"Sarkozy zapłaci wysoką cenę"

2008-12-08 16:10

Nicolas Sarkozy zignorował ostrzeżenia chińskich władz i spotkał się w Gdańsku z Dalajlamą. Teraz Pekin grozi, że francuski prezydent zapłaci "wysoką cenę" za to spotkanie.

Jak donoszą francuskie media, w obawie przed gniewiem chińskich władz Sarkozy już próbuje obniżyć rangę spotkania z duchowym przywódcą Tybetańczyków.

Rozmowa w cztery oczy w sali gdańskiej filharmonii trwała około pół godziny. Na początku spotkania Dalajlama XIV w tradycyjnym geście zawiesił na szyi Sarkozy'ego tybetański biały szal. Już wtedy Sarkozy nie chciał drażnić Pekinu, to na jego prośbę spotkanie było pozbawione oprawy medialnej.

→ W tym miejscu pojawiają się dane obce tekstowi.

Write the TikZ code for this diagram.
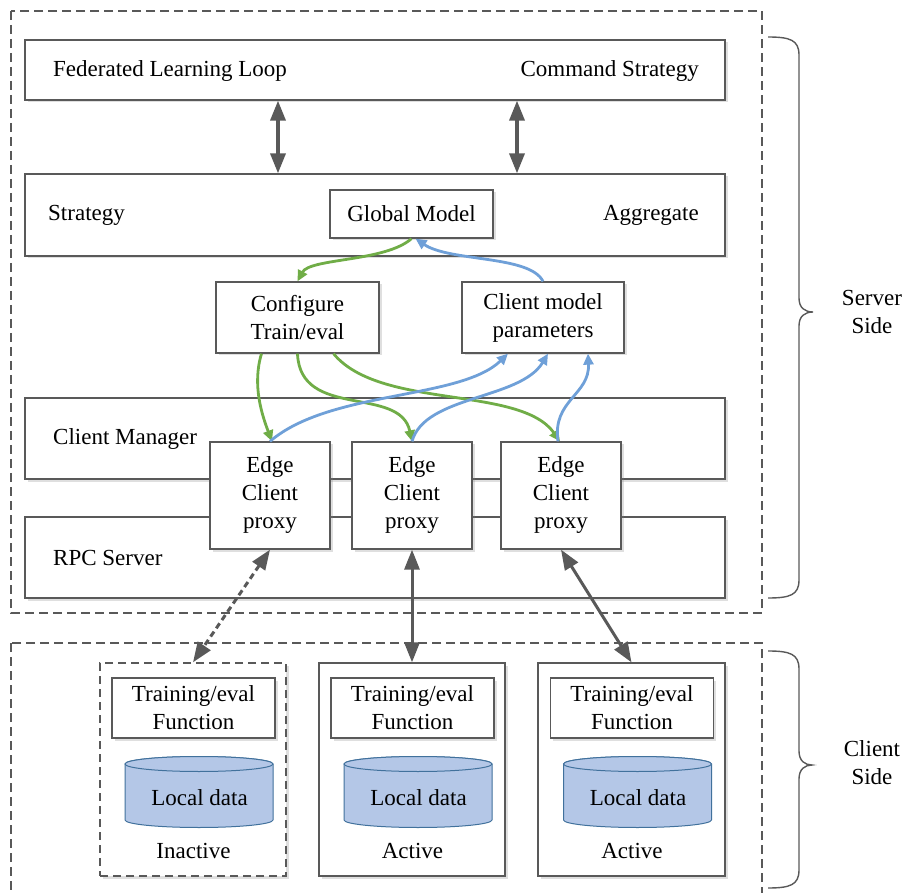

Niestety, zabiegi okazały się bezskuteczne. W niedzielę w geście protestu chińskie MSZ wezwały francuskiego ambasadora w Pekinie.

"Ta złośliwa prowokacja dotyczy fundamentalnych chińskich interesów jedności narodowej i nieuchronnie będzie wymagać wysokiej ceny" - pisze chiński dziennik państwowy "People's Daily", który jest tubą partii komunistycznej.

Co więcej, jak twierdzi chiński dziennik, decyzja Sarkozy'ego będzie mieć złe skutki nie tylko dla Francji, ale i całej Unii Europejskiej, której w tym półroczu Francja przewodniczy.